Given information:
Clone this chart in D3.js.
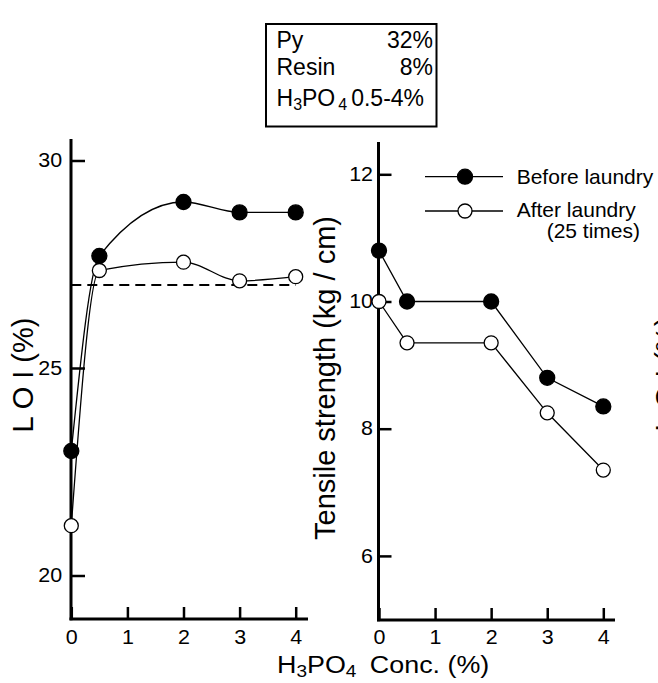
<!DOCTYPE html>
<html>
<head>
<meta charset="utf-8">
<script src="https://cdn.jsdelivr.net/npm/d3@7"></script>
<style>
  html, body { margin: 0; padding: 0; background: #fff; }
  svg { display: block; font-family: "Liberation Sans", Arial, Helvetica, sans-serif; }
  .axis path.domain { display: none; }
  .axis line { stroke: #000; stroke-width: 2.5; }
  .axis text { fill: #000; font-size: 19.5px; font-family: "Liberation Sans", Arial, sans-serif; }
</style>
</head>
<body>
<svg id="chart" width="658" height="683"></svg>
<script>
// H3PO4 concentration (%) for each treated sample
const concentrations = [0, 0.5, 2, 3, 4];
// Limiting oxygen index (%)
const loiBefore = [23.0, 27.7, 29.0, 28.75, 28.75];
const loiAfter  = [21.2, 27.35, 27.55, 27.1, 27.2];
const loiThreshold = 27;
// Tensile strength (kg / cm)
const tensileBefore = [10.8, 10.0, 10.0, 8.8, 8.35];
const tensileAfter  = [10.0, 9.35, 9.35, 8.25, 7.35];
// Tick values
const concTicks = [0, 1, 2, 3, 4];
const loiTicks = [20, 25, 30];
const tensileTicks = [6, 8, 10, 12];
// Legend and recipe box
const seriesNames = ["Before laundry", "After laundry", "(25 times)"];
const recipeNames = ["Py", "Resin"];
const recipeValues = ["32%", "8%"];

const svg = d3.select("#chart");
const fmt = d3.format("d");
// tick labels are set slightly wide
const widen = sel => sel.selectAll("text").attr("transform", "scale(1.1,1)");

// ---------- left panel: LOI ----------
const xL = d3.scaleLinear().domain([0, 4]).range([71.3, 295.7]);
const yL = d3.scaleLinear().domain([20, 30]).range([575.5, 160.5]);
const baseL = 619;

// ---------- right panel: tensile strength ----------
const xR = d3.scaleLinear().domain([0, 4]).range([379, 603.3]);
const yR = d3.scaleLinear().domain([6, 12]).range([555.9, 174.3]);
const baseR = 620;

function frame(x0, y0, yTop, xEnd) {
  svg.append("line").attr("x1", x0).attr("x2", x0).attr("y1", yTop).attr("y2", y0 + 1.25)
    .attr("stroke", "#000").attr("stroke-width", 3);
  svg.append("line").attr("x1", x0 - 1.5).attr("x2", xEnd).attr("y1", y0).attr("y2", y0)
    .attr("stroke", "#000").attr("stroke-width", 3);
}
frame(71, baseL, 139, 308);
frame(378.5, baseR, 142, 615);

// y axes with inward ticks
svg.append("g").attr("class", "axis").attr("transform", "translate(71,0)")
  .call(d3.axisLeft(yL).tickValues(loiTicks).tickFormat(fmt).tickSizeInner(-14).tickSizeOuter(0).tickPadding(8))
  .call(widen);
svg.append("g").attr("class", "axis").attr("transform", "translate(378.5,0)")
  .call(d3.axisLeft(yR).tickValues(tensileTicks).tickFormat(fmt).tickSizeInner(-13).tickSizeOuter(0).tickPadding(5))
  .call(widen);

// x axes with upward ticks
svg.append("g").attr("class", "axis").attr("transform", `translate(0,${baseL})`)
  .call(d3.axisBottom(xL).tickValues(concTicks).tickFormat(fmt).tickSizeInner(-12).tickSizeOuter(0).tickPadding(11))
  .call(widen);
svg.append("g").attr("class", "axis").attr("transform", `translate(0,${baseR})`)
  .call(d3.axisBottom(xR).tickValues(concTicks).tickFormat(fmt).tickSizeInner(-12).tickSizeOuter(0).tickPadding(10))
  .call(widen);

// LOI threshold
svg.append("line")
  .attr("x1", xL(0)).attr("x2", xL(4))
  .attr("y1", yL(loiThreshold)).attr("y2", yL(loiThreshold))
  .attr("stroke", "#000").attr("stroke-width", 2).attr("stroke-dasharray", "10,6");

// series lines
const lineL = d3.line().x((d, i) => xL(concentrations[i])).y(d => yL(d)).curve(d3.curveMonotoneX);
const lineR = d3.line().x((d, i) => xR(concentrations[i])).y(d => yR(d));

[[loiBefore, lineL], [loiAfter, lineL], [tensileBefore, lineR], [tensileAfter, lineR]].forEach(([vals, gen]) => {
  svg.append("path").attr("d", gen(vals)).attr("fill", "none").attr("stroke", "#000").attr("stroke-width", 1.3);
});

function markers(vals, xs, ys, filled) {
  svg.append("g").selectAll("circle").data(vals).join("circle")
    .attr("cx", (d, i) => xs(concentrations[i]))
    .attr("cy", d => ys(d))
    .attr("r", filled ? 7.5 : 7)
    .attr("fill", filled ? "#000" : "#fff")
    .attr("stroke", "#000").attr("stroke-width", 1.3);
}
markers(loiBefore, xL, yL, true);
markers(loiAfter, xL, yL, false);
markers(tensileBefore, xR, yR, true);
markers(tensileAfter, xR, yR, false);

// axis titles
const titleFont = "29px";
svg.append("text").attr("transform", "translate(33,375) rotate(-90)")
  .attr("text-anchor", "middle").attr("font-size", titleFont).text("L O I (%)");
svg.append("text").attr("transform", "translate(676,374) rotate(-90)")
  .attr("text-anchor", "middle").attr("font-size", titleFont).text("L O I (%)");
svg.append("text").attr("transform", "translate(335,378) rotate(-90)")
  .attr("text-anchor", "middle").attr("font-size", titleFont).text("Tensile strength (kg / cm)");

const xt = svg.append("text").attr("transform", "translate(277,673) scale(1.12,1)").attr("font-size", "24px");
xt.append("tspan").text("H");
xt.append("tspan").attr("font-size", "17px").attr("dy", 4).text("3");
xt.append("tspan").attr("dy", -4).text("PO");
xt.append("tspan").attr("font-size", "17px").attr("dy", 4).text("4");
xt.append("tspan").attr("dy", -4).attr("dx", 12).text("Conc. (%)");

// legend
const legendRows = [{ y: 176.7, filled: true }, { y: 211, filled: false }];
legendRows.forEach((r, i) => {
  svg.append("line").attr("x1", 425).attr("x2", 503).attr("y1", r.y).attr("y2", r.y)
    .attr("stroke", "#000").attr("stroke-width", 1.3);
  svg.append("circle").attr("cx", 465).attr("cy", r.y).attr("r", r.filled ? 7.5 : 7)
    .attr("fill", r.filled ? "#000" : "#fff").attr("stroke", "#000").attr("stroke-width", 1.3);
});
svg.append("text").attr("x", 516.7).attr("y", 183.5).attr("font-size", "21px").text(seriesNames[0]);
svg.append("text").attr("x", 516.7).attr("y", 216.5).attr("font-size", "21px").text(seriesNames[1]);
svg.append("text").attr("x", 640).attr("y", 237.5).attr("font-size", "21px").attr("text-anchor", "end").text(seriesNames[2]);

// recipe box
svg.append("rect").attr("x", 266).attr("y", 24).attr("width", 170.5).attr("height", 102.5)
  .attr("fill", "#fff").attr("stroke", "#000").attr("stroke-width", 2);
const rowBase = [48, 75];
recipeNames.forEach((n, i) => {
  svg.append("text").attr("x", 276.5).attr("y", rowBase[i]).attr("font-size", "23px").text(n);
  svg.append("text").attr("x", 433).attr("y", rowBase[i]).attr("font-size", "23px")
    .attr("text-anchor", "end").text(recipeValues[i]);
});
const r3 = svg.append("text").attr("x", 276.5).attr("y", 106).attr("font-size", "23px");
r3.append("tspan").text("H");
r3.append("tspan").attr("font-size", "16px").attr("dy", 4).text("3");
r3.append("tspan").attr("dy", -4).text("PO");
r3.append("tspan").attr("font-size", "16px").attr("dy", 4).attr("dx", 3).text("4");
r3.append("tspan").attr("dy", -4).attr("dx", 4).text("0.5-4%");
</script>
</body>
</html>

Written task:
In your copy of the listing above, reproduce each line exactly and omit all pictures.

Expected answer:
Clone this chart in D3.js.
<!DOCTYPE html>
<html>
<head>
<meta charset="utf-8">
<script src="https://cdn.jsdelivr.net/npm/d3@7"></script>
<style>
  html, body { margin: 0; padding: 0; background: #fff; }
  svg { display: block; font-family: "Liberation Sans", Arial, Helvetica, sans-serif; }
  .axis path.domain { display: none; }
  .axis line { stroke: #000; stroke-width: 2.5; }
  .axis text { fill: #000; font-size: 19.5px; font-family: "Liberation Sans", Arial, sans-serif; }
</style>
</head>
<body>
<svg id="chart" width="658" height="683"></svg>
<script>
// H3PO4 concentration (%) for each treated sample
const concentrations = [0, 0.5, 2, 3, 4];
// Limiting oxygen index (%)
const loiBefore = [23.0, 27.7, 29.0, 28.75, 28.75];
const loiAfter  = [21.2, 27.35, 27.55, 27.1, 27.2];
const loiThreshold = 27;
// Tensile strength (kg / cm)
const tensileBefore = [10.8, 10.0, 10.0, 8.8, 8.35];
const tensileAfter  = [10.0, 9.35, 9.35, 8.25, 7.35];
// Tick values
const concTicks = [0, 1, 2, 3, 4];
const loiTicks = [20, 25, 30];
const tensileTicks = [6, 8, 10, 12];
// Legend and recipe box
const seriesNames = ["Before laundry", "After laundry", "(25 times)"];
const recipeNames = ["Py", "Resin"];
const recipeValues = ["32%", "8%"];

const svg = d3.select("#chart");
const fmt = d3.format("d");
// tick labels are set slightly wide
const widen = sel => sel.selectAll("text").attr("transform", "scale(1.1,1)");

// ---------- left panel: LOI ----------
const xL = d3.scaleLinear().domain([0, 4]).range([71.3, 295.7]);
const yL = d3.scaleLinear().domain([20, 30]).range([575.5, 160.5]);
const baseL = 619;

// ---------- right panel: tensile strength ----------
const xR = d3.scaleLinear().domain([0, 4]).range([379, 603.3]);
const yR = d3.scaleLinear().domain([6, 12]).range([555.9, 174.3]);
const baseR = 620;

function frame(x0, y0, yTop, xEnd) {
  svg.append("line").attr("x1", x0).attr("x2", x0).attr("y1", yTop).attr("y2", y0 + 1.25)
    .attr("stroke", "#000").attr("stroke-width", 3);
  svg.append("line").attr("x1", x0 - 1.5).attr("x2", xEnd).attr("y1", y0).attr("y2", y0)
    .attr("stroke", "#000").attr("stroke-width", 3);
}
frame(71, baseL, 139, 308);
frame(378.5, baseR, 142, 615);

// y axes with inward ticks
svg.append("g").attr("class", "axis").attr("transform", "translate(71,0)")
  .call(d3.axisLeft(yL).tickValues(loiTicks).tickFormat(fmt).tickSizeInner(-14).tickSizeOuter(0).tickPadding(8))
  .call(widen);
svg.append("g").attr("class", "axis").attr("transform", "translate(378.5,0)")
  .call(d3.axisLeft(yR).tickValues(tensileTicks).tickFormat(fmt).tickSizeInner(-13).tickSizeOuter(0).tickPadding(5))
  .call(widen);

// x axes with upward ticks
svg.append("g").attr("class", "axis").attr("transform", `translate(0,${baseL})`)
  .call(d3.axisBottom(xL).tickValues(concTicks).tickFormat(fmt).tickSizeInner(-12).tickSizeOuter(0).tickPadding(11))
  .call(widen);
svg.append("g").attr("class", "axis").attr("transform", `translate(0,${baseR})`)
  .call(d3.axisBottom(xR).tickValues(concTicks).tickFormat(fmt).tickSizeInner(-12).tickSizeOuter(0).tickPadding(10))
  .call(widen);

// LOI threshold
svg.append("line")
  .attr("x1", xL(0)).attr("x2", xL(4))
  .attr("y1", yL(loiThreshold)).attr("y2", yL(loiThreshold))
  .attr("stroke", "#000").attr("stroke-width", 2).attr("stroke-dasharray", "10,6");

// series lines
const lineL = d3.line().x((d, i) => xL(concentrations[i])).y(d => yL(d)).curve(d3.curveMonotoneX);
const lineR = d3.line().x((d, i) => xR(concentrations[i])).y(d => yR(d));

[[loiBefore, lineL], [loiAfter, lineL], [tensileBefore, lineR], [tensileAfter, lineR]].forEach(([vals, gen]) => {
  svg.append("path").attr("d", gen(vals)).attr("fill", "none").attr("stroke", "#000").attr("stroke-width", 1.3);
});

function markers(vals, xs, ys, filled) {
  svg.append("g").selectAll("circle").data(vals).join("circle")
    .attr("cx", (d, i) => xs(concentrations[i]))
    .attr("cy", d => ys(d))
    .attr("r", filled ? 7.5 : 7)
    .attr("fill", filled ? "#000" : "#fff")
    .attr("stroke", "#000").attr("stroke-width", 1.3);
}
markers(loiBefore, xL, yL, true);
markers(loiAfter, xL, yL, false);
markers(tensileBefore, xR, yR, true);
markers(tensileAfter, xR, yR, false);

// axis titles
const titleFont = "29px";
svg.append("text").attr("transform", "translate(33,375) rotate(-90)")
  .attr("text-anchor", "middle").attr("font-size", titleFont).text("L O I (%)");
svg.append("text").attr("transform", "translate(676,374) rotate(-90)")
  .attr("text-anchor", "middle").attr("font-size", titleFont).text("L O I (%)");
svg.append("text").attr("transform", "translate(335,378) rotate(-90)")
  .attr("text-anchor", "middle").attr("font-size", titleFont).text("Tensile strength (kg / cm)");

const xt = svg.append("text").attr("transform", "translate(277,673) scale(1.12,1)").attr("font-size", "24px");
xt.append("tspan").text("H");
xt.append("tspan").attr("font-size", "17px").attr("dy", 4).text("3");
xt.append("tspan").attr("dy", -4).text("PO");
xt.append("tspan").attr("font-size", "17px").attr("dy", 4).text("4");
xt.append("tspan").attr("dy", -4).attr("dx", 12).text("Conc. (%)");

// legend
const legendRows = [{ y: 176.7, filled: true }, { y: 211, filled: false }];
legendRows.forEach((r, i) => {
  svg.append("line").attr("x1", 425).attr("x2", 503).attr("y1", r.y).attr("y2", r.y)
    .attr("stroke", "#000").attr("stroke-width", 1.3);
  svg.append("circle").attr("cx", 465).attr("cy", r.y).attr("r", r.filled ? 7.5 : 7)
    .attr("fill", r.filled ? "#000" : "#fff").attr("stroke", "#000").attr("stroke-width", 1.3);
});
svg.append("text").attr("x", 516.7).attr("y", 183.5).attr("font-size", "21px").text(seriesNames[0]);
svg.append("text").attr("x", 516.7).attr("y", 216.5).attr("font-size", "21px").text(seriesNames[1]);
svg.append("text").attr("x", 640).attr("y", 237.5).attr("font-size", "21px").attr("text-anchor", "end").text(seriesNames[2]);

// recipe box
svg.append("rect").attr("x", 266).attr("y", 24).attr("width", 170.5).attr("height", 102.5)
  .attr("fill", "#fff").attr("stroke", "#000").attr("stroke-width", 2);
const rowBase = [48, 75];
recipeNames.forEach((n, i) => {
  svg.append("text").attr("x", 276.5).attr("y", rowBase[i]).attr("font-size", "23px").text(n);
  svg.append("text").attr("x", 433).attr("y", rowBase[i]).attr("font-size", "23px")
    .attr("text-anchor", "end").text(recipeValues[i]);
});
const r3 = svg.append("text").attr("x", 276.5).attr("y", 106).attr("font-size", "23px");
r3.append("tspan").text("H");
r3.append("tspan").attr("font-size", "16px").attr("dy", 4).text("3");
r3.append("tspan").attr("dy", -4).text("PO");
r3.append("tspan").attr("font-size", "16px").attr("dy", 4).attr("dx", 3).text("4");
r3.append("tspan").attr("dy", -4).attr("dx", 4).text("0.5-4%");
</script>
</body>
</html>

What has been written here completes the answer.